Past volunteer interview: Hannah Findley

Image courtesy of Hannah Findlay, Frontier Madagascar Teaching volunteer

Into the Wild: Why did you choose the Madagascar Teaching Project?

Hannah Findlay: I chose the Madagascar Teaching Project because I wanted to travel somewhere unusual and I didn't know anyone who had previously gone to Madagascar. I had also heard so much about the wildlife that I thought it would be an amazing place to spend my gap year. I also really wanted to teach as I've always loved working with children and thought it would be really fun to get to know the children that were living in the same village.

Into the Wild: You choose to defer your university placement in order to volunteer abroad, what made you choose to do this?

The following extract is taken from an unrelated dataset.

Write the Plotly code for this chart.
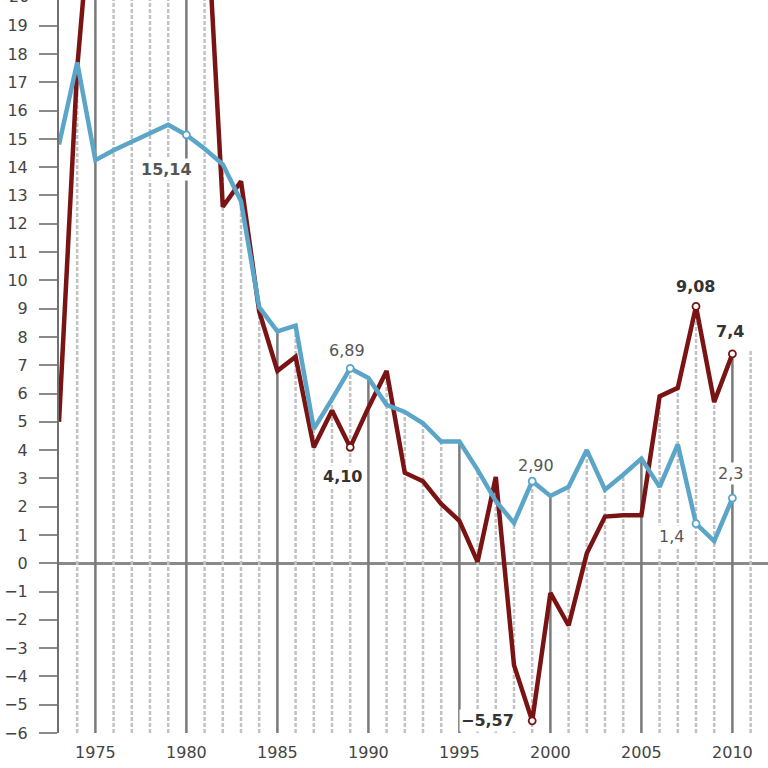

Hannah Findlay: I managed to get a university placement a year early when I was seventeen. I decided that I was still too young to go off to uni and I had always wanted to travel at some point so I deferred my uni placement and worked for six months in order to save up to go to Madagascar.

Into the Wild: You already spoke good French, how much of an asset was this during the project and has your time in Madagascar helped your French improve?

Hannah Findlay: Before I went away I could speak A-level French but actually being in the country and having to communicate using the language improved my French so much. I gained a lot more confidence and it was really helpful in the classroom to be able to talk to the children in their own language too.

Past volunteer interview: Hannah Findley

Image courtesy of Dave Underwood, Frontier Madagascar volunteer

Into the Wild: What was the best thing about teaching in a developing country? How did it differ from your work at your local primary school?

Hannah Findlay: The best thing about teaching in a developing country was how much the children wanted to learn. They were so enthusiastic and would come to lessons even if the schools were closed or their teacher hadn't turned up that day. It was really refreshing as I've taught in Primary schools in Britain and the British children take their education for granted so much more than the Malagasy kids.

Into the Wild: What subjects and activities did you teach? What was your favorite and what were the children’s?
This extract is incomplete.